- What the exercise asks -
Give the material once more, word for word, without any images.

- Given information -
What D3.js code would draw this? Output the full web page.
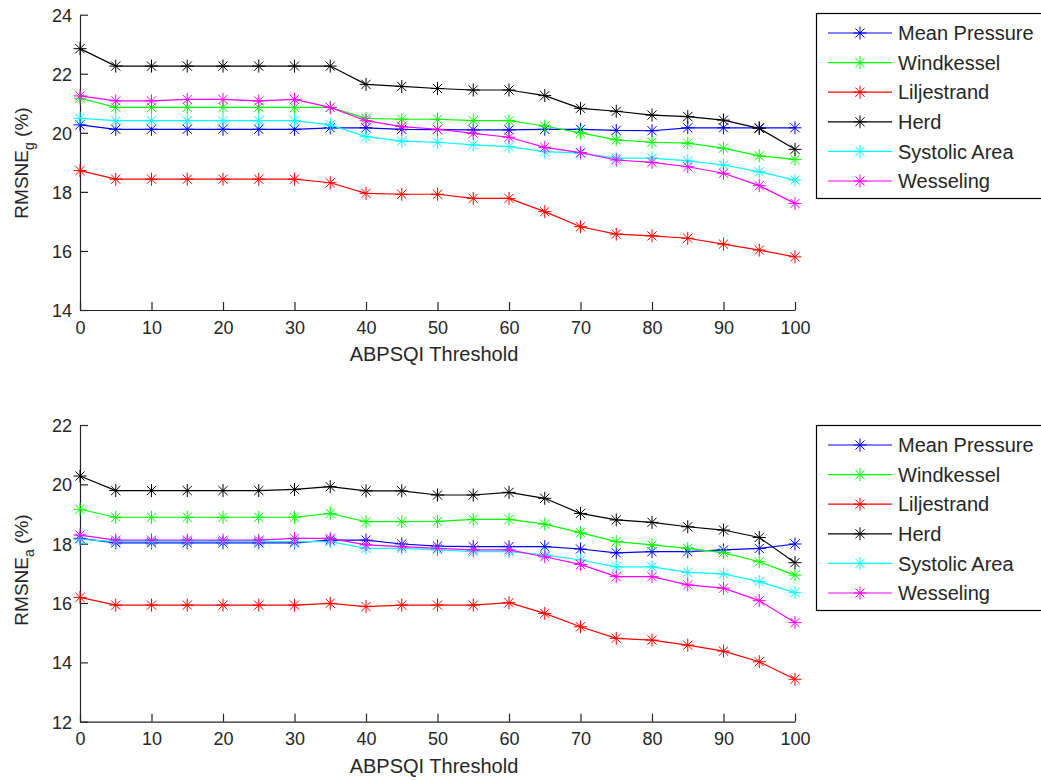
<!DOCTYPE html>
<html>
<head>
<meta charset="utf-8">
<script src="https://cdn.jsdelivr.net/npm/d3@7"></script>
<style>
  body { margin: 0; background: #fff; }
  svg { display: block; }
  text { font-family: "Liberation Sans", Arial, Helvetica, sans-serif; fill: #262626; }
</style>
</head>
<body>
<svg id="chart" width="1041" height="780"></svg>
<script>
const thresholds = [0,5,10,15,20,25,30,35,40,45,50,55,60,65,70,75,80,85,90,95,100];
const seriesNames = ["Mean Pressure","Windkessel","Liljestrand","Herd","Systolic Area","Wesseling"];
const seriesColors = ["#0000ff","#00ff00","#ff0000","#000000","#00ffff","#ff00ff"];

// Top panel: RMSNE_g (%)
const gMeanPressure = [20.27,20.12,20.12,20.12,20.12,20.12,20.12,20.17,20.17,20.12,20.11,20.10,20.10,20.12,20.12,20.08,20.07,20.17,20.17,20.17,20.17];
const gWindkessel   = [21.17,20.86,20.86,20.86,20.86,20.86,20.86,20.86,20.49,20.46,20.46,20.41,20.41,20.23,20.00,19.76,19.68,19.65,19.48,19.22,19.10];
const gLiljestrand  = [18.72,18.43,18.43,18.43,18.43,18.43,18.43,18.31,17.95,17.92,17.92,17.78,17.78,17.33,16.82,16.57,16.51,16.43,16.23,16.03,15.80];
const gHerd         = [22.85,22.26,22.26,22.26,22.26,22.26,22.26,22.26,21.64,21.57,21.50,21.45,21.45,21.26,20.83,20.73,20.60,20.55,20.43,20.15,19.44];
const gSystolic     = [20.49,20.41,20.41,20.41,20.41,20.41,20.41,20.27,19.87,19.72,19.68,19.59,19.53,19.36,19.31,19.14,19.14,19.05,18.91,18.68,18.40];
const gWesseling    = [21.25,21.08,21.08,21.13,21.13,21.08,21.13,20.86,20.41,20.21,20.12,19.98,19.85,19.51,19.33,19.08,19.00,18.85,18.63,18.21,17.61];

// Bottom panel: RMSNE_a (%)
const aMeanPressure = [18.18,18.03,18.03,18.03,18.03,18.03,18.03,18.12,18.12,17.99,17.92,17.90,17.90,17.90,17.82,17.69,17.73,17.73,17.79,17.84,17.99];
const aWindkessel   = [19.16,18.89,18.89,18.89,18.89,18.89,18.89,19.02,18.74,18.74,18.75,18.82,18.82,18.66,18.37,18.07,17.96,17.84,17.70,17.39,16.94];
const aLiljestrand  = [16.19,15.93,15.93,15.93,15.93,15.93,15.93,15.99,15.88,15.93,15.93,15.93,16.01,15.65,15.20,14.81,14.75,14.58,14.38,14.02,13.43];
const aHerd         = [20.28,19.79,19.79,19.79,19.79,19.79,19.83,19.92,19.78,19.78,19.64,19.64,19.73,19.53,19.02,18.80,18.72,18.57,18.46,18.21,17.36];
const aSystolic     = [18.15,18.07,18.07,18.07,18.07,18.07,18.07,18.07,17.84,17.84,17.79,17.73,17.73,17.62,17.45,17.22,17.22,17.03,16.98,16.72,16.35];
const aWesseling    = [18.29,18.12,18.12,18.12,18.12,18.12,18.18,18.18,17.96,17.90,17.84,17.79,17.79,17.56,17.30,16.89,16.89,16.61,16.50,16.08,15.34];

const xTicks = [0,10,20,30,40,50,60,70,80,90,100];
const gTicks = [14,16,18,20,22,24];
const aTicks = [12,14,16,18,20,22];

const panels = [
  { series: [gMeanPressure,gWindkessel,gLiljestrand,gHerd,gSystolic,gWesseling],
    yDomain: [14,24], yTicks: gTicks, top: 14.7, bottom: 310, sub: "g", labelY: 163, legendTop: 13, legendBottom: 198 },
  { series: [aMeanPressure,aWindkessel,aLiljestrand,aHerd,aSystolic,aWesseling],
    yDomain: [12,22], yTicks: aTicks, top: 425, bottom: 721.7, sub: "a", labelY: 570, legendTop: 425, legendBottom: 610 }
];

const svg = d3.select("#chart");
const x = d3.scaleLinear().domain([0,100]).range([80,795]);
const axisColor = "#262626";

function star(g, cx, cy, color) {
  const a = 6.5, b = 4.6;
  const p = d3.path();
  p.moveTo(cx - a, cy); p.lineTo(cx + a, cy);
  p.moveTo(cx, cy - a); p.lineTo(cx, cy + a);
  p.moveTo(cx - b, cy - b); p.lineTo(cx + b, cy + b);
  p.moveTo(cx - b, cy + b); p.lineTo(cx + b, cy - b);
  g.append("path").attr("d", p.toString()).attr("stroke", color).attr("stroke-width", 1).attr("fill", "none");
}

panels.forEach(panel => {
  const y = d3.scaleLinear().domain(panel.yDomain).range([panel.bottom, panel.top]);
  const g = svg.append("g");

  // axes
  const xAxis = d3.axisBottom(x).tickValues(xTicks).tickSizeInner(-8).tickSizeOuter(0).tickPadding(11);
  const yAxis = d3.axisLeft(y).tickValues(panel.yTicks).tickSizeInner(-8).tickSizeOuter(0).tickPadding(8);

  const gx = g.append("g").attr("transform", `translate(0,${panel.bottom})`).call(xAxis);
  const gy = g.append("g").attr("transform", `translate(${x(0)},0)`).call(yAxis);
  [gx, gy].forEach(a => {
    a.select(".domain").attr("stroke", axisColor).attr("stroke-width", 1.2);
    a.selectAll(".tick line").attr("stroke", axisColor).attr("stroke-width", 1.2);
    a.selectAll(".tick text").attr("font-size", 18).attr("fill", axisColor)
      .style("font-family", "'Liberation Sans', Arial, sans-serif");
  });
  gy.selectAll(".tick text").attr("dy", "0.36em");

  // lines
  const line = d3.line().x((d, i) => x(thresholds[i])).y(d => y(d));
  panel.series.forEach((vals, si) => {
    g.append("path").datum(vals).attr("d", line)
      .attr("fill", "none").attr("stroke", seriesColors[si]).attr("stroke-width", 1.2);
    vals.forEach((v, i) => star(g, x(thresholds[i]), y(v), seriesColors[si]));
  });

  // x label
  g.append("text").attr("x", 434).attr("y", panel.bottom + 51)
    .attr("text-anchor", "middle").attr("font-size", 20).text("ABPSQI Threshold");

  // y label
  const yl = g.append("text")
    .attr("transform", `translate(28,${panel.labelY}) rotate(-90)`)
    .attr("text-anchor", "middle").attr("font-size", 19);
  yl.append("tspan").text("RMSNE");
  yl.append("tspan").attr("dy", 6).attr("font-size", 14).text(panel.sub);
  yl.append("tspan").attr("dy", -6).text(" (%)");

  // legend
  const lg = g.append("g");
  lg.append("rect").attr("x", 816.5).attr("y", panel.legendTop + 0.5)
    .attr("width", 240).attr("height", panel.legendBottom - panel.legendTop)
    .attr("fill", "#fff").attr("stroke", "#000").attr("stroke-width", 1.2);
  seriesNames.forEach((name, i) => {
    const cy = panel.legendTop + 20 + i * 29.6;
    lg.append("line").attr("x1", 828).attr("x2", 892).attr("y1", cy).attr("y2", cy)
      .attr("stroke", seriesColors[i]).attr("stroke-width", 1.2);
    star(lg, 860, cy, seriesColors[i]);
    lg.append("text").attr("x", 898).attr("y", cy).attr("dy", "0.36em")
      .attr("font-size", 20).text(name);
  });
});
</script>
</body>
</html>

- Output for this task -
What D3.js code would draw this? Output the full web page.
<!DOCTYPE html>
<html>
<head>
<meta charset="utf-8">
<script src="https://cdn.jsdelivr.net/npm/d3@7"></script>
<style>
  body { margin: 0; background: #fff; }
  svg { display: block; }
  text { font-family: "Liberation Sans", Arial, Helvetica, sans-serif; fill: #262626; }
</style>
</head>
<body>
<svg id="chart" width="1041" height="780"></svg>
<script>
const thresholds = [0,5,10,15,20,25,30,35,40,45,50,55,60,65,70,75,80,85,90,95,100];
const seriesNames = ["Mean Pressure","Windkessel","Liljestrand","Herd","Systolic Area","Wesseling"];
const seriesColors = ["#0000ff","#00ff00","#ff0000","#000000","#00ffff","#ff00ff"];

// Top panel: RMSNE_g (%)
const gMeanPressure = [20.27,20.12,20.12,20.12,20.12,20.12,20.12,20.17,20.17,20.12,20.11,20.10,20.10,20.12,20.12,20.08,20.07,20.17,20.17,20.17,20.17];
const gWindkessel   = [21.17,20.86,20.86,20.86,20.86,20.86,20.86,20.86,20.49,20.46,20.46,20.41,20.41,20.23,20.00,19.76,19.68,19.65,19.48,19.22,19.10];
const gLiljestrand  = [18.72,18.43,18.43,18.43,18.43,18.43,18.43,18.31,17.95,17.92,17.92,17.78,17.78,17.33,16.82,16.57,16.51,16.43,16.23,16.03,15.80];
const gHerd         = [22.85,22.26,22.26,22.26,22.26,22.26,22.26,22.26,21.64,21.57,21.50,21.45,21.45,21.26,20.83,20.73,20.60,20.55,20.43,20.15,19.44];
const gSystolic     = [20.49,20.41,20.41,20.41,20.41,20.41,20.41,20.27,19.87,19.72,19.68,19.59,19.53,19.36,19.31,19.14,19.14,19.05,18.91,18.68,18.40];
const gWesseling    = [21.25,21.08,21.08,21.13,21.13,21.08,21.13,20.86,20.41,20.21,20.12,19.98,19.85,19.51,19.33,19.08,19.00,18.85,18.63,18.21,17.61];

// Bottom panel: RMSNE_a (%)
const aMeanPressure = [18.18,18.03,18.03,18.03,18.03,18.03,18.03,18.12,18.12,17.99,17.92,17.90,17.90,17.90,17.82,17.69,17.73,17.73,17.79,17.84,17.99];
const aWindkessel   = [19.16,18.89,18.89,18.89,18.89,18.89,18.89,19.02,18.74,18.74,18.75,18.82,18.82,18.66,18.37,18.07,17.96,17.84,17.70,17.39,16.94];
const aLiljestrand  = [16.19,15.93,15.93,15.93,15.93,15.93,15.93,15.99,15.88,15.93,15.93,15.93,16.01,15.65,15.20,14.81,14.75,14.58,14.38,14.02,13.43];
const aHerd         = [20.28,19.79,19.79,19.79,19.79,19.79,19.83,19.92,19.78,19.78,19.64,19.64,19.73,19.53,19.02,18.80,18.72,18.57,18.46,18.21,17.36];
const aSystolic     = [18.15,18.07,18.07,18.07,18.07,18.07,18.07,18.07,17.84,17.84,17.79,17.73,17.73,17.62,17.45,17.22,17.22,17.03,16.98,16.72,16.35];
const aWesseling    = [18.29,18.12,18.12,18.12,18.12,18.12,18.18,18.18,17.96,17.90,17.84,17.79,17.79,17.56,17.30,16.89,16.89,16.61,16.50,16.08,15.34];

const xTicks = [0,10,20,30,40,50,60,70,80,90,100];
const gTicks = [14,16,18,20,22,24];
const aTicks = [12,14,16,18,20,22];

const panels = [
  { series: [gMeanPressure,gWindkessel,gLiljestrand,gHerd,gSystolic,gWesseling],
    yDomain: [14,24], yTicks: gTicks, top: 14.7, bottom: 310, sub: "g", labelY: 163, legendTop: 13, legendBottom: 198 },
  { series: [aMeanPressure,aWindkessel,aLiljestrand,aHerd,aSystolic,aWesseling],
    yDomain: [12,22], yTicks: aTicks, top: 425, bottom: 721.7, sub: "a", labelY: 570, legendTop: 425, legendBottom: 610 }
];

const svg = d3.select("#chart");
const x = d3.scaleLinear().domain([0,100]).range([80,795]);
const axisColor = "#262626";

function star(g, cx, cy, color) {
  const a = 6.5, b = 4.6;
  const p = d3.path();
  p.moveTo(cx - a, cy); p.lineTo(cx + a, cy);
  p.moveTo(cx, cy - a); p.lineTo(cx, cy + a);
  p.moveTo(cx - b, cy - b); p.lineTo(cx + b, cy + b);
  p.moveTo(cx - b, cy + b); p.lineTo(cx + b, cy - b);
  g.append("path").attr("d", p.toString()).attr("stroke", color).attr("stroke-width", 1).attr("fill", "none");
}

panels.forEach(panel => {
  const y = d3.scaleLinear().domain(panel.yDomain).range([panel.bottom, panel.top]);
  const g = svg.append("g");

  // axes
  const xAxis = d3.axisBottom(x).tickValues(xTicks).tickSizeInner(-8).tickSizeOuter(0).tickPadding(11);
  const yAxis = d3.axisLeft(y).tickValues(panel.yTicks).tickSizeInner(-8).tickSizeOuter(0).tickPadding(8);

  const gx = g.append("g").attr("transform", `translate(0,${panel.bottom})`).call(xAxis);
  const gy = g.append("g").attr("transform", `translate(${x(0)},0)`).call(yAxis);
  [gx, gy].forEach(a => {
    a.select(".domain").attr("stroke", axisColor).attr("stroke-width", 1.2);
    a.selectAll(".tick line").attr("stroke", axisColor).attr("stroke-width", 1.2);
    a.selectAll(".tick text").attr("font-size", 18).attr("fill", axisColor)
      .style("font-family", "'Liberation Sans', Arial, sans-serif");
  });
  gy.selectAll(".tick text").attr("dy", "0.36em");

  // lines
  const line = d3.line().x((d, i) => x(thresholds[i])).y(d => y(d));
  panel.series.forEach((vals, si) => {
    g.append("path").datum(vals).attr("d", line)
      .attr("fill", "none").attr("stroke", seriesColors[si]).attr("stroke-width", 1.2);
    vals.forEach((v, i) => star(g, x(thresholds[i]), y(v), seriesColors[si]));
  });

  // x label
  g.append("text").attr("x", 434).attr("y", panel.bottom + 51)
    .attr("text-anchor", "middle").attr("font-size", 20).text("ABPSQI Threshold");

  // y label
  const yl = g.append("text")
    .attr("transform", `translate(28,${panel.labelY}) rotate(-90)`)
    .attr("text-anchor", "middle").attr("font-size", 19);
  yl.append("tspan").text("RMSNE");
  yl.append("tspan").attr("dy", 6).attr("font-size", 14).text(panel.sub);
  yl.append("tspan").attr("dy", -6).text(" (%)");

  // legend
  const lg = g.append("g");
  lg.append("rect").attr("x", 816.5).attr("y", panel.legendTop + 0.5)
    .attr("width", 240).attr("height", panel.legendBottom - panel.legendTop)
    .attr("fill", "#fff").attr("stroke", "#000").attr("stroke-width", 1.2);
  seriesNames.forEach((name, i) => {
    const cy = panel.legendTop + 20 + i * 29.6;
    lg.append("line").attr("x1", 828).attr("x2", 892).attr("y1", cy).attr("y2", cy)
      .attr("stroke", seriesColors[i]).attr("stroke-width", 1.2);
    star(lg, 860, cy, seriesColors[i]);
    lg.append("text").attr("x", 898).attr("y", cy).attr("dy", "0.36em")
      .attr("font-size", 20).text(name);
  });
});
</script>
</body>
</html>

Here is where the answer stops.